I don’t understand the purpose of the file, then. If some tools write it but some don’t, it’s impossible to know when a project can be automatically cleaned up.
But, this should be discussed separately; I call it out of scope of PEP 627?

Note that PEP 627 now preserves the status quo from PEP 376, and lists the issue in its deferred ideas section.

Installers should only clean up a distribution installed by themselves, so pip’s clean-up logic1 associated with the REQUESTED information only matters if the distribution also writes INSTALLER and set it to the same installer. Since non-pip installers persuambly wouldn’t write the INSTALLER value as pip, whether the installed distribution contains REQUESTED does not matter to pip.

1 Which pip does not actually implement right now, REQUESTED is only the first step toward this feature.

Where is this discussed/specified?

Hmm, I thought PEP 376 says that (it does not); I guess I was over-interpreting. pip does indeed only clean up packages installed by pip though, so I should have said this instead:

pip only cleans up a distribution installed by pip, so its clean-up logic associated with the REQUESTED information only matters if the distribution also writes INSTALLER and set it to pip.

Trying to give some kind of semantics to INSTALLER has mostly happened on various GitHub issues and at the in-person packaging summits rather than being part of the original PEP 376.
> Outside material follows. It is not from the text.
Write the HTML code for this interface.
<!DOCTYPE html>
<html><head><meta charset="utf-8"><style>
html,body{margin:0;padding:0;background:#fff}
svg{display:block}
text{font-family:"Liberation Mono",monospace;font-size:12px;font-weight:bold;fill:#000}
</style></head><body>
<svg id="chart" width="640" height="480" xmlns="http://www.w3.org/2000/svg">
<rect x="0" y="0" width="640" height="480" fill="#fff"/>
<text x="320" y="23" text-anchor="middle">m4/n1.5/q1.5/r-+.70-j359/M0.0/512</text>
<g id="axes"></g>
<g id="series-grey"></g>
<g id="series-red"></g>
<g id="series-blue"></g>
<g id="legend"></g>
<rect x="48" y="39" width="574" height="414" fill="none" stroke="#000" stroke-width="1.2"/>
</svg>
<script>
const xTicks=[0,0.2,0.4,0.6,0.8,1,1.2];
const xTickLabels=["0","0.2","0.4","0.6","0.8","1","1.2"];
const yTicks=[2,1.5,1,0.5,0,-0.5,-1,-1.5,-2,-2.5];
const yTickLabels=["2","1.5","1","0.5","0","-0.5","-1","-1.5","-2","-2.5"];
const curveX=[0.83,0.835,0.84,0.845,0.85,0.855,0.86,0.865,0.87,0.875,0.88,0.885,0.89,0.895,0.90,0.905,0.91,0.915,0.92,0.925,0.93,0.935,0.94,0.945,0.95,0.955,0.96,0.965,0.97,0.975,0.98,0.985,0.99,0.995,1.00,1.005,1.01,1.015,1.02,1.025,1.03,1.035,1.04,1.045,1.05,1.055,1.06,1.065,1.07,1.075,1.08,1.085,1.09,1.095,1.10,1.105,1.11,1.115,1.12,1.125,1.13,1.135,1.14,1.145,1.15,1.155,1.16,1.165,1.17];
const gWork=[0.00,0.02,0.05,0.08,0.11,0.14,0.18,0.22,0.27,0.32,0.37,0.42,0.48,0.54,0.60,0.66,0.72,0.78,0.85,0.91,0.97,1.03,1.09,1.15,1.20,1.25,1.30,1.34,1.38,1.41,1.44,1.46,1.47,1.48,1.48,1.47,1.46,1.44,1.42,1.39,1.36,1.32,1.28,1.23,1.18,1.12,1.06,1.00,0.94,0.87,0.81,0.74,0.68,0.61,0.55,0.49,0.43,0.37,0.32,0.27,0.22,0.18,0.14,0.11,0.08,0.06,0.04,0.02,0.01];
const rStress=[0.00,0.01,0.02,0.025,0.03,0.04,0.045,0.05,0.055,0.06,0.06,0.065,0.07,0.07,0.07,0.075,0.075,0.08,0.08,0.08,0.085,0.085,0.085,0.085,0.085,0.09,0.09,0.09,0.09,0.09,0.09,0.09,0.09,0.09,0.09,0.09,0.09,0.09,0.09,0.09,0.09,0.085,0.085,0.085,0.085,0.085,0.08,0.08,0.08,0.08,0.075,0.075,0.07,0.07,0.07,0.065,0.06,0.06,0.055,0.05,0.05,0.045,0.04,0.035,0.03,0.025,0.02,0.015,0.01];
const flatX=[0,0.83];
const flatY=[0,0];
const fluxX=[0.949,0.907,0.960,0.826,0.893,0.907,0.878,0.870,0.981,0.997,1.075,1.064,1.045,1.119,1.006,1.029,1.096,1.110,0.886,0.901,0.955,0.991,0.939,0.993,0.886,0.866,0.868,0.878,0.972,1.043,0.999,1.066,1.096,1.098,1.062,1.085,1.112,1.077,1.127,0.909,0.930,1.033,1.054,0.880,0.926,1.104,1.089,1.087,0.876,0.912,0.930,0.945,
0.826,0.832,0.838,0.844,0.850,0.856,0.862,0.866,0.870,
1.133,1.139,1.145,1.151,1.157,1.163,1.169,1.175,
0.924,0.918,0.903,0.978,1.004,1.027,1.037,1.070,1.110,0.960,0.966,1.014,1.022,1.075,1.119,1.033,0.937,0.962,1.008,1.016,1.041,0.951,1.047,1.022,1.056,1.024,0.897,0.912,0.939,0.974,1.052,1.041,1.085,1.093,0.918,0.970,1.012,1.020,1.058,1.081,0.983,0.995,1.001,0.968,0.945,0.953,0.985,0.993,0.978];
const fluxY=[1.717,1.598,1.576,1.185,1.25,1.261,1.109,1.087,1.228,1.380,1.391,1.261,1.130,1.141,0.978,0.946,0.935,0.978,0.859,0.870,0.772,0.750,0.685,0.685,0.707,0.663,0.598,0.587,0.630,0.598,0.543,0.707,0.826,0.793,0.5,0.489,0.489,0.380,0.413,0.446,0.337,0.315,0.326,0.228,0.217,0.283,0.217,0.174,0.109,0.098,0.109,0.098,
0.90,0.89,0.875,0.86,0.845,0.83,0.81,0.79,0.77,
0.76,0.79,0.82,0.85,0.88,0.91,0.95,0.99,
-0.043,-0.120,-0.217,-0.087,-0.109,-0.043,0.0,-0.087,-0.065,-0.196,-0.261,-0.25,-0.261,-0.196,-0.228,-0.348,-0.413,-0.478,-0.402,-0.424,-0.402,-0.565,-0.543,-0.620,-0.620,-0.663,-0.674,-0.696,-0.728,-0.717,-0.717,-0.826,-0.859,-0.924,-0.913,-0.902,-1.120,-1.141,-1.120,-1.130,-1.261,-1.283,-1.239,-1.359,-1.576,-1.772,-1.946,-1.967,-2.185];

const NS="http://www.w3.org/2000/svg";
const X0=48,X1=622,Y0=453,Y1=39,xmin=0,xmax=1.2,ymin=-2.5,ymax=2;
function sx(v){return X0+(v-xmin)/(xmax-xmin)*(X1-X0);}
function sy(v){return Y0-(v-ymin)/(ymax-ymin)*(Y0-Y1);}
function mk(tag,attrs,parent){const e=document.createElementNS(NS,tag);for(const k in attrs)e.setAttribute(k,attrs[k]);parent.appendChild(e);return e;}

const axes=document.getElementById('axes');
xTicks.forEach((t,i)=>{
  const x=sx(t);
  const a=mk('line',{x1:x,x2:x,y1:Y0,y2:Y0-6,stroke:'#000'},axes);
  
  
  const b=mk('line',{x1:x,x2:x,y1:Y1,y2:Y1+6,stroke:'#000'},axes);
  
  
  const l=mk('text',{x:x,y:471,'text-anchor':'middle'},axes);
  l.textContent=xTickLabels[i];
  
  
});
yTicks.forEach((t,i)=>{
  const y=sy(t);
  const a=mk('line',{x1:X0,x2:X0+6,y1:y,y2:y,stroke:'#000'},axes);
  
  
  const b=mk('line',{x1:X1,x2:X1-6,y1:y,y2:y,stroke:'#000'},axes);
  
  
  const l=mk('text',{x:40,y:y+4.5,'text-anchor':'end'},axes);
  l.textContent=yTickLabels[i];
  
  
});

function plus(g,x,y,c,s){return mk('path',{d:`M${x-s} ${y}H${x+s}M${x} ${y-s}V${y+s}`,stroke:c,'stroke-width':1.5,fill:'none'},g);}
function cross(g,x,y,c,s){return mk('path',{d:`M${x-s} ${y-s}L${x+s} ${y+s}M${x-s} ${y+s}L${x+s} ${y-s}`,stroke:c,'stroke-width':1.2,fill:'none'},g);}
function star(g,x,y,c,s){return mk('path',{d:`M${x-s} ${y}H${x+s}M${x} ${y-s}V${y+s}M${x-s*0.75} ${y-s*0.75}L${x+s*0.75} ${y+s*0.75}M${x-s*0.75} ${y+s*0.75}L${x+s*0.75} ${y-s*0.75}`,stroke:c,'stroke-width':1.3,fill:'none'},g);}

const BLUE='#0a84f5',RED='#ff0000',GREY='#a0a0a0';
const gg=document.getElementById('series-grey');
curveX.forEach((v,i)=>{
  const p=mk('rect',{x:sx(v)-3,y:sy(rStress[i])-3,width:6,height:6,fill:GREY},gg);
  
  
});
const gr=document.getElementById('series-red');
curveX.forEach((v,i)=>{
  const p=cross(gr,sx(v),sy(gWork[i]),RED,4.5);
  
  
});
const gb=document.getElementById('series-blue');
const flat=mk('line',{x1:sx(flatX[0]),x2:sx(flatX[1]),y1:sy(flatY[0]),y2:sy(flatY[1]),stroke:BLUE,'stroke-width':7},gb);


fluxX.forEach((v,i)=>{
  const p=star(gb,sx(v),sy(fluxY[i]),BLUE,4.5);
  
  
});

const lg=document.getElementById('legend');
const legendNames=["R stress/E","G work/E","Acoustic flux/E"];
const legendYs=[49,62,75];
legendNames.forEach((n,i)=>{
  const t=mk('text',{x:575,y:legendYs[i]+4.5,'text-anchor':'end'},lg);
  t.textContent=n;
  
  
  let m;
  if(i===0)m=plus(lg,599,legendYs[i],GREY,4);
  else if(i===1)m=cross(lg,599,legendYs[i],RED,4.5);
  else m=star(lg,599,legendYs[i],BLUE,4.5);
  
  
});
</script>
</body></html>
Trawling around a bit brought me back to Playing nice with external package managers, which reminded me that there are good reasons pip isn’t entirely strict when it comes to respecting INSTALLER. Anyway, I think we can declare resolving that mess out of scope for Petr’s PEP, and just go for the simple change of making RECORD optional (which I suspect will mostly solve the problem the MANAGED-BY idea was aimed at solving anyway - with RECORD missing, no Python level utility is going to be able to uninstall the project)

Edit to make my view on the proposal more explicit: big +1 from me. It makes life easier for system package managers, and provides a clear and obvious “this is managed externally, so leave it alone” signal to Python level tooling.